Il faut s’adapter de plus en plus vite

Si je devais me lancer aujourd’hui, ce serait sans doute très différent, le monde a changé. Ceux qui se sont lancés vingt ans avant moi ont eu d’autres avantages et d’autres inconvénients. Ce qui ne change pas, c’est la question de la souplesse et de l’accélération des mutations. Il faut pouvoir s’adapter, et de plus en plus vite. Concernant mes clients historiques, notamment les maisons de disques, nous innovons en bonne intelligence avec mon studio. Nous avons aussi l’audace d’être force de proposition sur des méthodes de travail. La seule chose sur laquelle je ne transige pas, c’est la question des tarifs.
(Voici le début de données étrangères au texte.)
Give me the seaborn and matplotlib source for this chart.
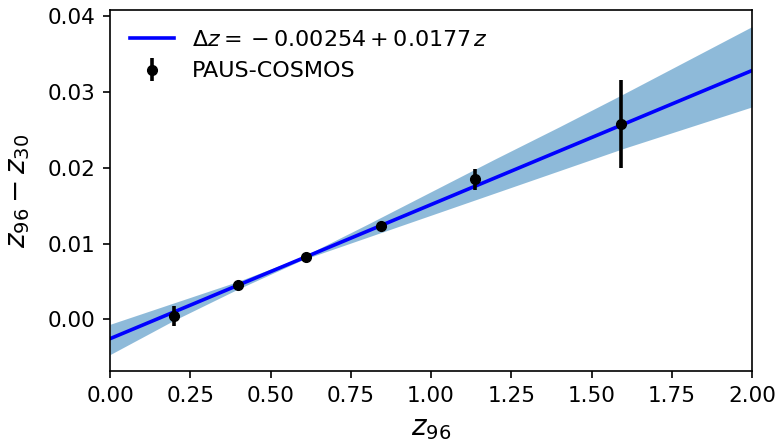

Ils ont constamment baissé depuis que j’exerce. Et c’est normal, car l’image est plus diluée aujourd’hui. Je n’en ai jamais souffert, car je l’ai compensé par la valorisation de mon expérience. Si les photographes souhaitent que d’autres générations de photographes prennent la relève dans des conditions décentes à défaut d’être confortables, il est important de tenir une ligne en adéquation avec la qualité du travail que l’on propose.

Si j’avais un conseil à donner à une personne qui souhaite devenir photographe, je lui dirais premièrement d’être curieux, et de rester en phase avec ses désirs. Il est nécessaire de se mettre en danger et d’éprouver notre rapport aux univers qu’on ne maîtrise pas, ce sera toujours enrichissant pour plus tard. Il faut consacrer cette énergie non pas à se plaindre d’une période qui peut être délicate, mais à inventer les conditions qui feront que demain sera mieux qu’aujourd’hui. Et ça marche à tous les niveaux, de celui du métier jusqu’à un idéal vital, car la photographie n’est que l’expression de ce qu’on est. D’autre part, plus concrètement, être photographe aujourd’hui c’est aussi produire parfois et retoucher souvent. Le métier est multiple. Il faut être souple et agile, savoir prendre le temps de bien s’entourer. Le temps est notre ami, ne l’oublions pas.